Links to articles on Indian Bureaucrats

from The Bayesian Heresy. Some articles by a retired I.A.S. officer B.S. Raghavan from 1998 ,from 2007andand March 18, 2008 which is to be concluded. Excerpts from the last article:
" ...implementation, maintenance and service delivery are at the very heart of India’s efforts to sustain and accelerate the pace of growth. And yet, these three precisely are its blind spots, acting as a drag on the economy.
...
Few public functionaries — whether in government, public sector, or local bodies — paid out of taxpayers’ money feel answerable to anyone, least of all to the public, for timely completion of tasks entrusted to them or for performing the services expected of them in a spirit of dedication and with a sense of urgency.

No wonder, the World Bank was forced to use strong language by describing the quality of governance in many Indian states as “appalling”.

This, despite public officials being very generously treated compensation-wise. Mark these words culled from past World Bank reports:

“…even among equivalent jobs the public sector exceeds the private: A factory worker in a wholly central government-owned establishment makes 2.5 times more than in a wholly private establishment, regular public sector teachers earn several times more than the average among private teachers (or than teachers hired directly by communities). In fact, one of the drivers of higher wage inequality in the “liberalising” 1990s was that public sector wages grew much faster than private sector regular job wages or informal casual work. Real wages in the public sector increased by 44 per cent over this period — increasing the public sector premium for (observationally) equivalent workers from 48 to 68 per cent.

Overstaffing


“High wages with little accountability for actual service delivery make public sector agencies an obvious target for patronage hiring, which results at times in massive overstaffing. The Mumbai Municipal Water Corporation has 35 workers per thousand connections, whereas well-functioning utilities have about 3 per thousand. The UP Irrigation Department employs an astonishing 110,000 people…The overstaffing often comes at very low levels of the organisation… about 70 per cent of all government employees are support staff unrelated to public services — drivers, peons, clerks.

“While there are millions of dedicated civil servants — teachers, health workers, policemen, engineers, registration officials —attempting to do their jobs well in spite of the systems that work against this, it also cannot be denied that all too often attempts to seek services from the public sector encounter workers who are absent, incompetent, indifferent, and outright corrupt.”

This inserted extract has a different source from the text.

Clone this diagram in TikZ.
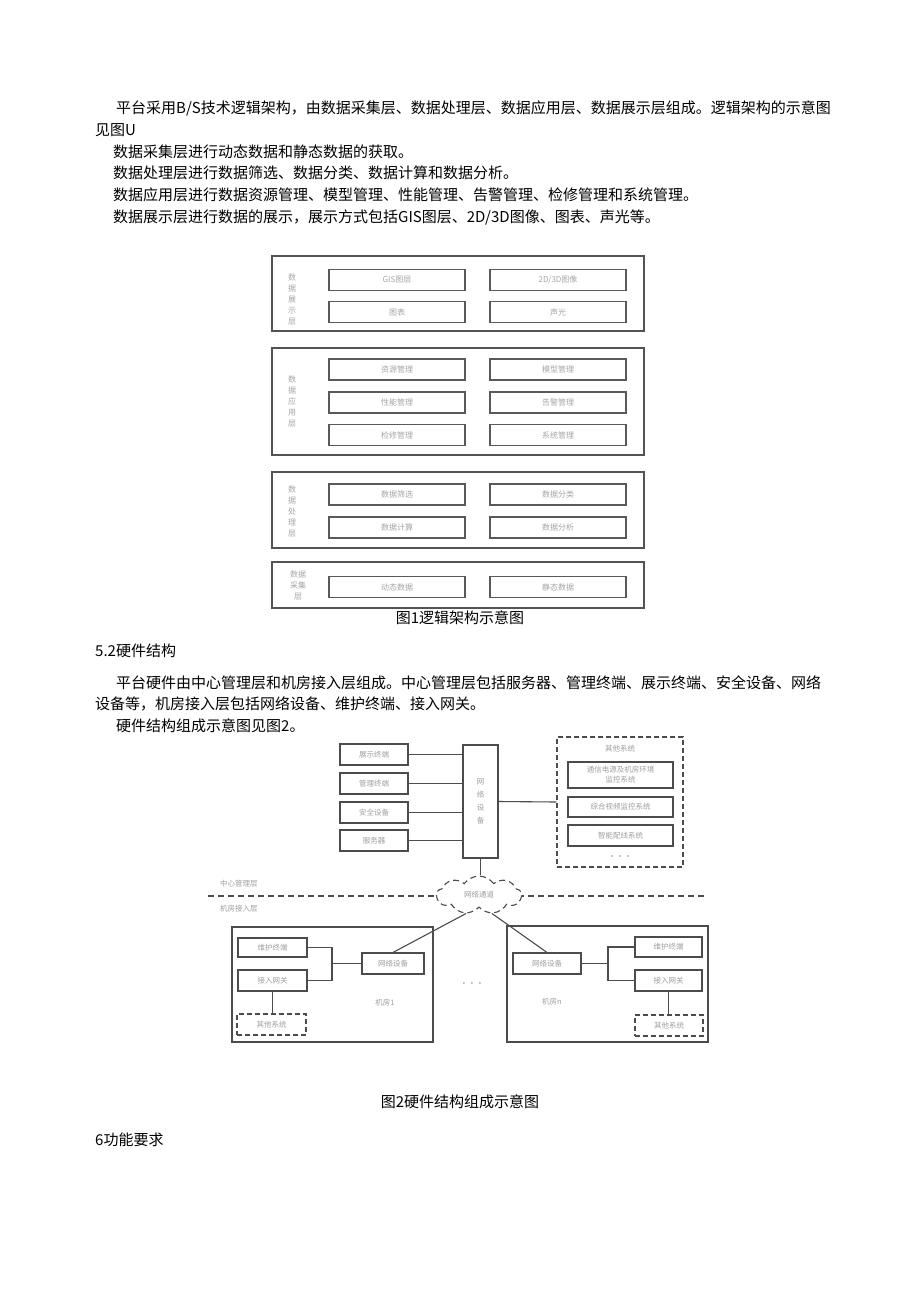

These reports are a few years old. What with the bounties generously handed by the Central Fifth Pay Commission, and adopted in their entirety by the States for their employees whose duties and responsibilities can by no stretch of imagination be deemed to be on a par with those of the Central Government, the differentials between the public and private sectors would only have further widened in favour of public sector functionaries."